I struggled to connect.
The holocaust has always been an intellectual phenomenon for me – of course, rising into a passionate despair and indignation for all its victims – jews, homosexuals, gypsies, hated neighbours, the mentally impaired and others. None of my family, to my knowledge, were immediate victims and so I had no visceral attachment to the indignation I felt. My father and uncles fought a political war during WW2, not a war of redemption and retribution. I carry no brief for Israel and zionism, both of which I regard as historical absurdities and a chronic tragedy. I am as passionate an atheist as was Christopher Hitchens (one of my gurus: https://www.youtube.com/watch?v=P1OvDTrXr4k), though I am a great fan of many of the cultural attributes of judaic life – its sense of community and justice, its age-old belief in enlightenment and its nothing-less-than-worship of festive food and drink. Its incipient racism and sexism is a constant abrasive.
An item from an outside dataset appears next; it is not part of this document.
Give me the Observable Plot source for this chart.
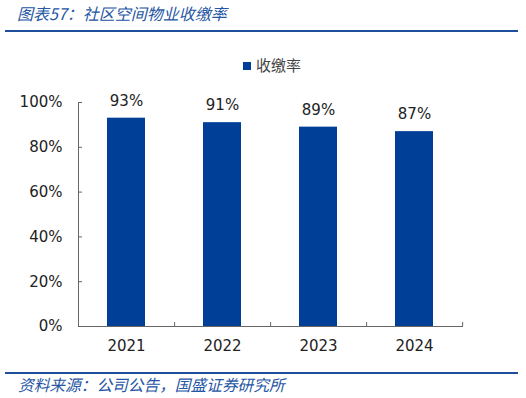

But Zlatopol was different. Here, indeed, were people with whom my family were close – almost certainly family members themselves – who were touched both by anti-semitic pogroms (the most recent for my grandfather in 1904) and, of course, by the Nazi millenarians. At some level, this was suddenly personal. I had chosen to come here – out of intellectual curiosity. I knew and deeply admired my grandfather, and was somewhat in awe of this imposing but gentle figure from the East. I wanted a connection with him. I was not looking to be touched by the Nazi holocaust and this place was stirring an unwelcome sense of attachment. I went with it to see where it would go – I still am.
In the middle of the cemetery there is a plum tree. I took a plum and ate it. Now, there’s a finality. An impossible undoing. An ancestral nourishment.